Moreover, there are other public claims that refute Rizzo’s claim, as when Glenn Carle described being told CIA had a letter from the President authorizing it to go beyond SERE with detainees.

“We don’t do that sort of thing,” [Glenn Carle responded to a CIA Counterterrorism Center Deputy about “going beyond SERE” with a detainee].

“We do now,” Wilmington’s voice was flat. The conversation remained quiet.

“What about EO12333? We’ve never done that sort of thing. The Agency’d never do that. We’d need a finding, at least.”


“We have it.” Wilmington’s manner brightened a little. “We have a letter from the president. We can do whatever we need to do. We’re covered.” [my emphasis]

In other words, Rizzo’s claims don’t mean much (except that, goddamnit I’m going to have to read his stinking memoir).

But hey, let’s take him at his word. Because if Bush really was ignorant about the torture program, then it means the entire thing was illegal.

If CIA’s former top lawyer wants to claim the torture program was illegal, who are we to doubt him?

5 replies
  1. joanneleon says:

    Interesting. I thought the fact that he spent so many paragraphs on the ‘Bush didn’t know even though he said he did in his book’ was weird.

    I’d be willing to believe that Bush didn’t know, or even that Cheney was signing memorandums and directives. I would have absolutely no problem believing that (though nobody has said that, it’s just my speculation of one way that MON could have been generated without Bush actually knowing about it).

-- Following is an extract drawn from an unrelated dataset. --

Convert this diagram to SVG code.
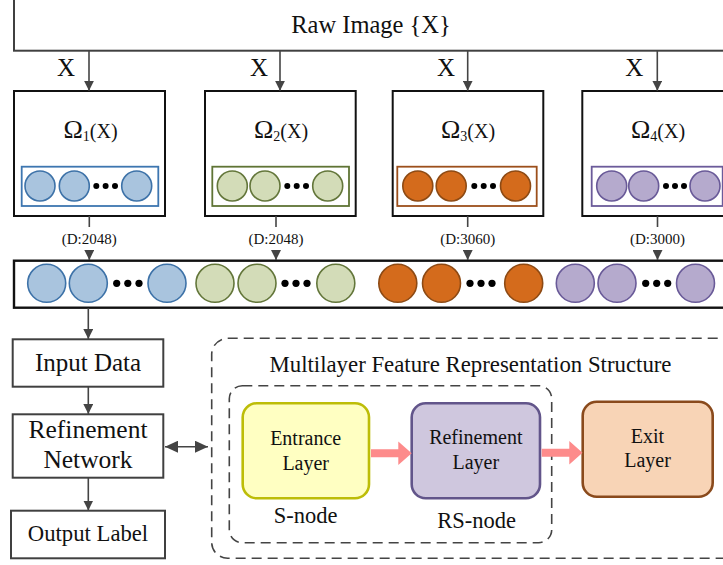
<svg xmlns="http://www.w3.org/2000/svg" width="723" height="565" viewBox="0 0 723 565">
  <style>
    text { font-family: "Liberation Serif", "Times New Roman", serif; fill: #111; }
    .box { fill: #fff; stroke: #404040; stroke-width: 2; }
    .obox { fill: #fff; stroke: #111; stroke-width: 2; }
    .link { fill: none; stroke: #444; stroke-width: 1.6; }
    .dash { fill: none; stroke: #444; stroke-width: 1.6; stroke-dasharray: 10 6; }
    .dot { fill: #000; }
    .blue { fill: #a9c4de; stroke: #3d72a8; stroke-width: 1.6; }
    .green { fill: #d3dcb8; stroke: #63763a; stroke-width: 1.6; }
    .orange { fill: #d46b1c; stroke: #8d4a14; stroke-width: 1.6; }
    .purple { fill: #b5aacd; stroke: #695a98; stroke-width: 1.6; }
    .pink { fill: #fd8b8b; }
    .big { font-size: 24.5px; }
    .om { font-size: 26px; }
    .dim { font-size: 15px; }
    .lyr { font-size: 20px; }
  </style>
  <defs>
    <marker id="ah" viewBox="0 0 10 10" refX="10" refY="5" markerWidth="10" markerHeight="10" markerUnits="userSpaceOnUse" orient="auto-start-reverse">
      <path d="M0,0 L10,5 L0,10 z" fill="#444"/>
    </marker>
    <marker id="ahb" viewBox="0 0 13 12" refX="13" refY="6" markerWidth="13" markerHeight="12" markerUnits="userSpaceOnUse" orient="auto-start-reverse">
      <path d="M0,0 L13,6 L0,12 z" fill="#444"/>
    </marker>
  </defs>

  <!-- source image -->
  <g id="raw-image">
    <rect class="box" x="14" y="-1" width="720" height="51.7"/>
    <text class="big" x="371" y="33" text-anchor="middle">Raw Image {X}</text>
  </g>

  <!-- four feature extractors -->
  <g id="omega1">
    <rect class="obox" x="14" y="91" width="151" height="125"/>
    <text class="om" x="90.5" y="138" text-anchor="middle">Ω<tspan font-size="14" dy="3">1</tspan><tspan font-size="20" dy="-3">(X)</tspan></text>
    <rect x="21.7" y="166.7" width="136.6" height="39.3" fill="none" stroke="#3d76b0" stroke-width="1.8"/>
    <circle class="blue" cx="40" cy="186" r="15"/>
    <circle class="blue" cx="74.3" cy="186" r="15"/>
    <circle class="dot" cx="96.3" cy="186" r="3"/>
    <circle class="dot" cx="105.6" cy="186" r="3"/>
    <circle class="dot" cx="115" cy="186" r="3"/>
    <circle class="blue" cx="136.7" cy="186" r="15"/>
  </g>
  <g id="omega2">
    <rect class="obox" x="205" y="91" width="150.7" height="125"/>
    <text class="om" x="281" y="138" text-anchor="middle">Ω<tspan font-size="14" dy="3">2</tspan><tspan font-size="20" dy="-3">(X)</tspan></text>
    <rect x="212.3" y="166.7" width="136.7" height="39.3" fill="none" stroke="#5f7435" stroke-width="1.8"/>
    <circle class="green" cx="232.3" cy="186" r="15"/>
    <circle class="green" cx="265" cy="186" r="15"/>
    <circle class="dot" cx="287.3" cy="186" r="3"/>
    <circle class="dot" cx="296.7" cy="186" r="3"/>
    <circle class="dot" cx="306" cy="186" r="3"/>
    <circle class="green" cx="327.7" cy="186" r="15"/>
  </g>
  <g id="omega3">
    <rect class="obox" x="392.7" y="91" width="150.6" height="125"/>
    <text class="om" x="468" y="138" text-anchor="middle">Ω<tspan font-size="14" dy="3">3</tspan><tspan font-size="20" dy="-3">(X)</tspan></text>
    <rect x="397.3" y="166.7" width="139.4" height="39.3" fill="none" stroke="#9c4f1b" stroke-width="1.8"/>
    <circle class="orange" cx="417.8" cy="186" r="15"/>
    <circle class="orange" cx="451.2" cy="186" r="15"/>
    <circle class="dot" cx="474.3" cy="186" r="3"/>
    <circle class="dot" cx="483.7" cy="186" r="3"/>
    <circle class="dot" cx="493" cy="186" r="3"/>
    <circle class="orange" cx="515.5" cy="186" r="15"/>
  </g>
  <g id="omega4">
    <rect class="obox" x="582.3" y="91" width="151" height="125"/>
    <text class="om" x="658" y="138" text-anchor="middle">Ω<tspan font-size="14" dy="3">4</tspan><tspan font-size="20" dy="-3">(X)</tspan></text>
    <rect x="591.7" y="166.7" width="131" height="39.3" fill="none" stroke="#6b5b9a" stroke-width="1.8"/>
    <circle class="purple" cx="611.7" cy="186" r="15"/>
    <circle class="purple" cx="643.7" cy="186" r="15"/>
    <circle class="dot" cx="666" cy="186" r="3"/>
    <circle class="dot" cx="675" cy="186" r="3"/>
    <circle class="dot" cx="684" cy="186" r="3"/>
    <circle class="purple" cx="705" cy="186" r="15"/>
  </g>

  <!-- concatenated feature vector -->
  <g id="feature-row">
    <rect x="14" y="260.7" width="720" height="47" fill="#fff" stroke="#111" stroke-width="2.4"/>
    <circle class="blue" cx="46.7" cy="283.3" r="19"/>
    <circle class="blue" cx="88.3" cy="283.3" r="19"/>
    <circle class="dot" cx="116.7" cy="283.3" r="3.6"/>
    <circle class="dot" cx="127.8" cy="283.3" r="3.6"/>
    <circle class="dot" cx="139" cy="283.3" r="3.6"/>
    <circle class="blue" cx="167" cy="283.3" r="19"/>
    <circle class="green" cx="215" cy="283.3" r="19"/>
    <circle class="green" cx="257" cy="283.3" r="19"/>
    <circle class="dot" cx="285" cy="283.3" r="3.6"/>
    <circle class="dot" cx="296" cy="283.3" r="3.6"/>
    <circle class="dot" cx="307" cy="283.3" r="3.6"/>
    <circle class="green" cx="335.8" cy="283.3" r="19"/>
    <circle class="orange" cx="397.8" cy="283.3" r="19"/>
    <circle class="orange" cx="441.5" cy="283.3" r="19"/>
    <circle class="dot" cx="470" cy="283.3" r="3.6"/>
    <circle class="dot" cx="481" cy="283.3" r="3.6"/>
    <circle class="dot" cx="492" cy="283.3" r="3.6"/>
    <circle class="orange" cx="523.7" cy="283.3" r="19"/>
    <circle class="purple" cx="575.3" cy="283.3" r="19"/>
    <circle class="purple" cx="617" cy="283.3" r="19"/>
    <circle class="dot" cx="645.7" cy="283.3" r="3.6"/>
    <circle class="dot" cx="656.7" cy="283.3" r="3.6"/>
    <circle class="dot" cx="667.7" cy="283.3" r="3.6"/>
    <circle class="purple" cx="695.5" cy="283.3" r="19"/>
  </g>

  <!-- classifier pipeline -->
  <g id="input-data">
    <rect class="box" x="12.7" y="339.3" width="150.6" height="47.4"/>
    <text x="88" y="370.7" text-anchor="middle" font-size="25">Input Data</text>
  </g>
  <g id="refinement-network">
    <rect class="box" x="12.7" y="414.3" width="150.6" height="63.4"/>
    <text x="88" y="438.3" text-anchor="middle" font-size="25.5">Refinement</text>
    <text x="88" y="468.3" text-anchor="middle" font-size="25.5">Network</text>
  </g>
  <g id="output-label">
    <rect class="box" x="11" y="510.7" width="154" height="47.6"/>
    <text x="88" y="540.7" text-anchor="middle" font-size="22.7">Output Label</text>
  </g>

  <!-- multilayer structure -->
  <g id="multilayer-structure">
    <rect class="dash" x="211.7" y="338.3" width="530" height="220" rx="16"/>
    <text x="470.5" y="371.7" text-anchor="middle" font-size="22.8">Multilayer Feature Representation Structure</text>
  </g>
  <g id="rs-node-group">
    <rect class="dash" x="229.3" y="385.7" width="322.4" height="157" rx="13"/>
    <text x="305.7" y="523.3" text-anchor="middle" font-size="22.5">S-node</text>
    <text x="476.7" y="528.3" text-anchor="middle" font-size="22.5">RS-node</text>
  </g>
  <g id="entrance-layer">
    <rect x="242.7" y="403.3" width="126.3" height="95" rx="14" fill="#ffffc2" stroke="#bdbd08" stroke-width="2.6"/>
    <text class="lyr" x="305.7" y="445" text-anchor="middle">Entrance</text>
    <text class="lyr" x="305.7" y="470" text-anchor="middle">Layer</text>
  </g>
  <g id="refinement-layer">
    <rect x="411.7" y="403.3" width="128.3" height="95" rx="14" fill="#cfc7de" stroke="#62558a" stroke-width="2.6"/>
    <text class="lyr" x="475.8" y="444" text-anchor="middle">Refinement</text>
    <text class="lyr" x="475.8" y="469" text-anchor="middle">Layer</text>
  </g>
  <g id="exit-layer">
    <rect x="582.7" y="401.7" width="130" height="95" rx="14" fill="#f8d4b6" stroke="#8a4a1c" stroke-width="2.6"/>
    <text class="lyr" x="647.5" y="443.3" text-anchor="middle">Exit</text>
    <text class="lyr" x="647.5" y="467.3" text-anchor="middle">Layer</text>
  </g>

  <!-- connectors -->
  <g id="connectors">
    <line class="link" x1="89" y1="50.7" x2="89" y2="90.7" marker-end="url(#ah)"/>
    <line class="link" x1="280" y1="50.7" x2="280" y2="90.7" marker-end="url(#ah)"/>
    <line class="link" x1="467.7" y1="50.7" x2="467.7" y2="90.7" marker-end="url(#ah)"/>
    <line class="link" x1="657.3" y1="50.7" x2="657.3" y2="90.7" marker-end="url(#ah)"/>
    <text x="66" y="75.7" text-anchor="middle" font-size="25">X</text>
    <text x="259" y="75.7" text-anchor="middle" font-size="25">X</text>
    <text x="446" y="75.7" text-anchor="middle" font-size="25">X</text>
    <text x="634.2" y="75.7" text-anchor="middle" font-size="25">X</text>

    <line class="link" x1="89.3" y1="216" x2="89.3" y2="227"/>
    <line class="link" x1="89.3" y1="250" x2="89.3" y2="260" marker-end="url(#ah)"/>
    <line class="link" x1="276" y1="216" x2="276" y2="227"/>
    <line class="link" x1="276" y1="250" x2="276" y2="260" marker-end="url(#ah)"/>
    <line class="link" x1="467.7" y1="216" x2="467.7" y2="227"/>
    <line class="link" x1="467.7" y1="250" x2="467.7" y2="260" marker-end="url(#ah)"/>
    <line class="link" x1="657.5" y1="216" x2="657.5" y2="227"/>
    <line class="link" x1="657.5" y1="250" x2="657.5" y2="260" marker-end="url(#ah)"/>
    <text class="dim" x="89.3" y="244" text-anchor="middle">(D:2048)</text>
    <text class="dim" x="276" y="244" text-anchor="middle">(D:2048)</text>
    <text class="dim" x="467.7" y="244" text-anchor="middle">(D:3060)</text>
    <text class="dim" x="657.5" y="244" text-anchor="middle">(D:3000)</text>

    <line class="link" x1="88.3" y1="308" x2="88.3" y2="339" marker-end="url(#ah)"/>
    <line class="link" x1="88.3" y1="387" x2="88.3" y2="414" marker-end="url(#ah)"/>
    <line class="link" x1="88.3" y1="478" x2="88.3" y2="510.5" marker-end="url(#ah)"/>
    <line class="link" x1="165" y1="446.7" x2="208" y2="446.7" marker-start="url(#ahb)" marker-end="url(#ahb)"/>

    <polygon class="pink" points="371,449.3 398.3,449.3 398.3,441.5 411.7,453.3 398.3,465 398.3,457.3 371,457.3"/>
    <polygon class="pink" points="541.7,448.7 569.3,448.7 569.3,441 582.5,452.7 569.3,464.5 569.3,456.7 541.7,456.7"/>
  </g>
</svg>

    But seriously, why all this back and forth and flip flopping by Rizzo on whether or not Bush knew? What’s going on? Is this related to the Senate torture report?

  2. Gemaechtigung FAIL says:

    The entire thing is illegal, period. Whether or not Bush was witting, the torture program is illegal. Convention against torture Article 2:

    2. No exceptional circumstances whatsoever, whether a state of war or a threat of war, internal political instability or any other public emergency, may be invoked as a justification of torture.

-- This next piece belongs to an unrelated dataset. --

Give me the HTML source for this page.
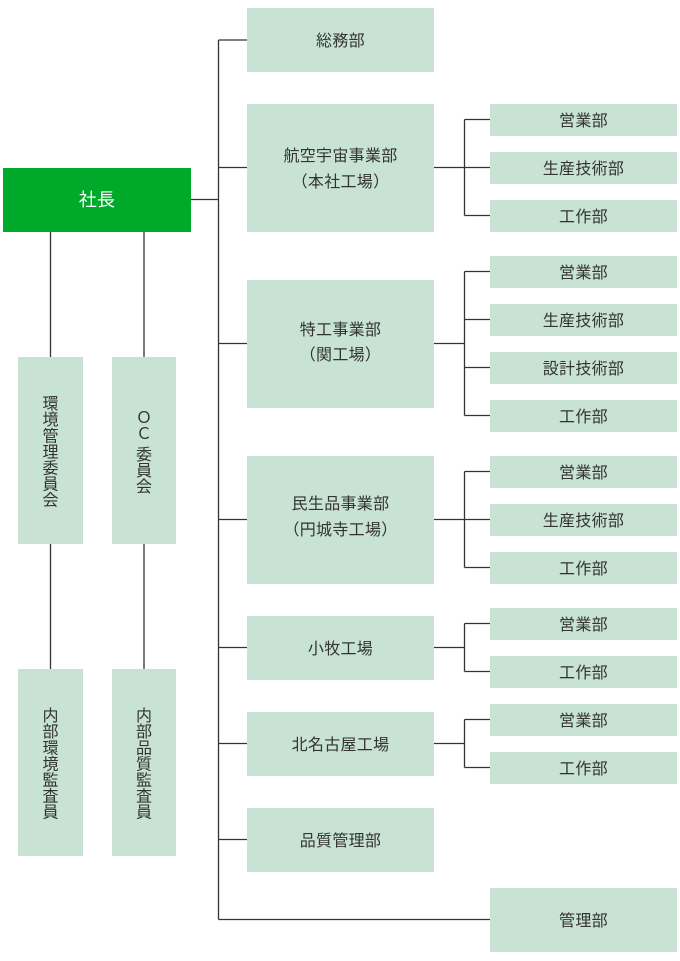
<!DOCTYPE html>
<html lang="ja"><head><meta charset="utf-8"><style>
html,body{margin:0;padding:0;background:#fff}
#c{position:relative;width:680px;height:961px;overflow:hidden;font-family:"Liberation Sans","Noto Sans CJK JP",sans-serif;font-size:16px;color:#333;letter-spacing:.3px}
.b{position:absolute;background:#c8e3d3;display:flex;align-items:center;justify-content:center;text-align:center;line-height:25px;box-sizing:border-box;padding-top:2px}
.m{padding-top:0;display:block}
.m span{display:block;position:absolute;left:0;right:0;height:25px;line-height:25px}
.v{writing-mode:vertical-rl;line-height:16px;letter-spacing:.1px;padding:3px 6px 0 0}
svg{position:absolute;left:0;top:0}
</style></head><body><div id="c">
<svg width="680" height="961" fill="none" stroke="#333" stroke-width="1.3">
<path d="M50.5 231V357M144 231V357M50.5 543V669M144 543V669"/>
<path d="M191 199.5H218.5M218.5 40V919.5M218.5 40H247M218.5 167.5H247M218.5 343.5H247M218.5 519.5H247M218.5 647.5H247M218.5 743.5H247M218.5 839.5H247M218.5 919.5H490"/>
<path d="M434 167.5H490M464.5 119.5V215.5M464.5 119.5H490M464.5 215.5H490"/>
<path d="M434 343.5H464.5M464.5 271.5V415.5M464.5 271.5H490M464.5 319.5H490M464.5 367.5H490M464.5 415.5H490"/>
<path d="M434 519.5H490M464.5 471.5V567.5M464.5 471.5H490M464.5 567.5H490"/>
<path d="M434 647.5H464.5M464.5 623.5V671.5M464.5 623.5H490M464.5 671.5H490"/>
<path d="M434 743.5H464.5M464.5 719.5V767.5M464.5 719.5H490M464.5 767.5H490"/>
</svg>
<div class="b" style="left:3px;top:167.5px;width:188px;height:64px;background:#00a92a;color:#fff;font-size:18px;padding-top:1px">社長</div>
<div class="b v" style="left:18px;top:356.5px;width:65px;height:187px">環境管理委員会</div>
<div class="b v" style="left:112px;top:356.5px;width:64px;height:187px">ＯＣ 委員会</div>
<div class="b v" style="left:18px;top:668.5px;width:65px;height:187px">内部環境監査員</div>
<div class="b v" style="left:112px;top:668.5px;width:64px;height:187px">内部品質監査員</div>

<div class="b" style="left:247px;top:8px;width:187px;height:64px">総務部</div>
<div class="b m" style="left:247px;top:104px;width:187px;height:128px"><span style="top:40px">航空宇宙事業部</span><span style="top:66px">（本社工場）</span></div>
<div class="b m" style="left:247px;top:280px;width:187px;height:128px"><span style="top:38px">特工事業部</span><span style="top:63px">（関工場）</span></div>
<div class="b m" style="left:247px;top:456px;width:187px;height:128px"><span style="top:36px">民生品事業部</span><span style="top:62px">（円城寺工場）</span></div>
<div class="b" style="left:247px;top:616px;width:187px;height:64px">小牧工場</div>
<div class="b" style="left:247px;top:712px;width:187px;height:64px">北名古屋工場</div>
<div class="b" style="left:247px;top:808px;width:187px;height:64px">品質管理部</div>

<div class="b" style="left:490px;top:104px;width:187px;height:32px">営業部</div>
<div class="b" style="left:490px;top:152px;width:187px;height:32px">生産技術部</div>
<div class="b" style="left:490px;top:200px;width:187px;height:32px">工作部</div>
<div class="b" style="left:490px;top:256px;width:187px;height:32px">営業部</div>
<div class="b" style="left:490px;top:304px;width:187px;height:32px">生産技術部</div>
<div class="b" style="left:490px;top:352px;width:187px;height:32px">設計技術部</div>
<div class="b" style="left:490px;top:400px;width:187px;height:32px">工作部</div>
<div class="b" style="left:490px;top:456px;width:187px;height:32px">営業部</div>
<div class="b" style="left:490px;top:504px;width:187px;height:32px">生産技術部</div>
<div class="b" style="left:490px;top:552px;width:187px;height:32px">工作部</div>
<div class="b" style="left:490px;top:608px;width:187px;height:32px">営業部</div>
<div class="b" style="left:490px;top:656px;width:187px;height:32px">工作部</div>
<div class="b" style="left:490px;top:704px;width:187px;height:32px">営業部</div>
<div class="b" style="left:490px;top:752px;width:187px;height:32px">工作部</div>
<div class="b" style="left:490px;top:888px;width:187px;height:64px">管理部</div>
</div></body></html>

    3. An order from a superior officer or a public authority may not be
    invoked as a justification of torture.

    The question here is only whether Bush breached Article 1, by consent to torture, or Articles 6 and 12, by failing to act on it. Either way, parties to any of the four Geneva Conventions are obliged to “search for persons alleged to have committed, or to have ordered to be committed, such grave breaches…”

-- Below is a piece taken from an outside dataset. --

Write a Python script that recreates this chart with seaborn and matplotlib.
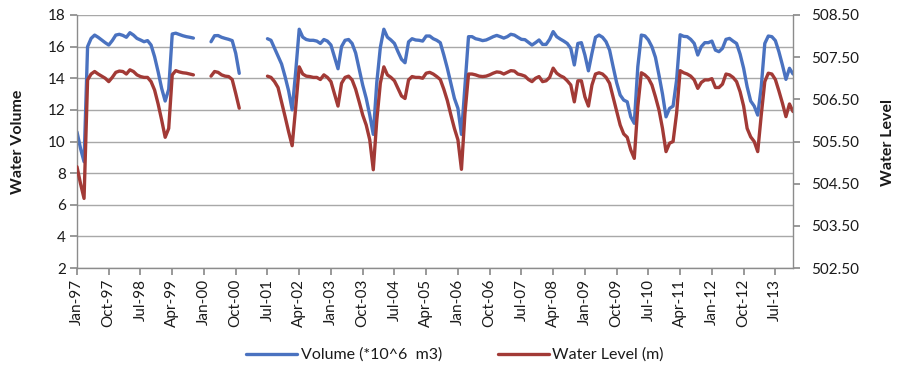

    In the opinion of Francis Boyle, the kind of guy whose expertise has interpretive authority under International Court of Justice Statute Article 38(1)(d), the torture program rises to the level of a crime against humanity. Universal jurisdiction, no statute of limitations, subject to UNSC referral at any time. Bush may sneak in and out of compliant colonies like south Africa, but every time he steps outside US borders, he’s playing Russian roulette. One day his luck is going to run out.

  3. Jeff Kaye says:

    Rizzo, like his companions at CIA, are experts in misdirection and subterfuge. You have keenly zeroed in on the obfuscation in this case, relying on dates to give — as they are supposed to do — plausible deniability to the commander-in-chief.

    All of this — all. of. this. — is meant to keep to confuse and keep people distracted, while the torture policy continues on today.

  4. klynn says:

    @Jeff Kaye:

    And perhaps Jeb’s name is still being floated for a round in the Oval? Is this an effort to santize the Bush name? Unfortunately, either way, known or unknown, it looks bad. Very bad no matter how Rizzo or Bush writes the history.

  5. rosalind says:

    @klynn: i think Jeb is stepping aside in favor of his son, George P., who should be ready for roll out just as VP BabyDick leaves office.